Panelists noted that each of these proposals, even in proposed form, generates uncertainty and anxiety among residents and staff, even when actual implementation remains unlikely or distant.
 
The panel also addressed the Green and Resilient Retrofit Program, which the Trump administration attempted to cancel. Following litigation, the program was revived with modifications: funding for solar panels and whole-building electrification was removed, additional due diligence requirements were added, and some support contracts that had been in place were cancelled and could not simply be restored.
 
The program is now moving forward for most participants, though some deals that could not wait out the legal process returned their grant funding and found alternative gap financing.
 
RAD, Restore Rebuild, and Preservation
The administration has proposed eliminating the statutory cap on the number of units that can convert through the Rental Assistance Demonstration program. Panelists noted this has some resistance on Capitol Hill but that the cap is not currently limiting RAD activity, making the proposal largely academic in the near term. Overall support for RAD within the administration is strong.
 
By contrast, the Restore Rebuild program, previously known as Faircloth to RAD, which allows housing authorities to create new units from their historical development authority, has been effectively halted by the administration and is targeted for elimination.
 
The administration's objection is that the program creates new public housing units, which runs counter to its broader policy stance.
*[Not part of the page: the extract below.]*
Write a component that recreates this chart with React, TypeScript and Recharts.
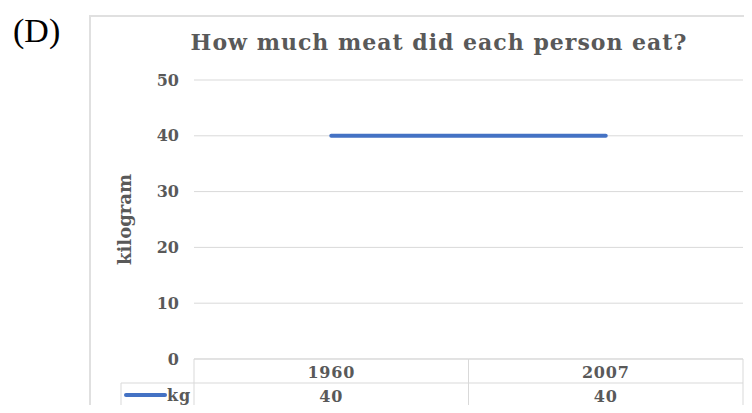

Congress is unlikely to formally eliminate the program, but the practical effect of the administrative freeze is that few if any new Restore Rebuild deals are moving forward.
 
On preservation more broadly, panelists noted a meaningful shift underway in state housing finance agency priorities following the reduction of the 50% private activity bond test to 25%. States that had previously reserved bond allocations almost exclusively for new construction are increasingly open to preservation deals.
 
The existing Section 8 portfolio is now largely 50 or more years old, with renovation costs running from $70,000 to $200,000 per unit depending on the scope of work. Panelists noted preservation is typically more cost-effective than new construction and can often be executed with less subsidy, particularly where project-based Section 8 contracts are in place to help leverage financing.
 
Colorado, Virginia, and Massachusetts were cited as states showing meaningful movement toward preservation allocations. New York remains an exception.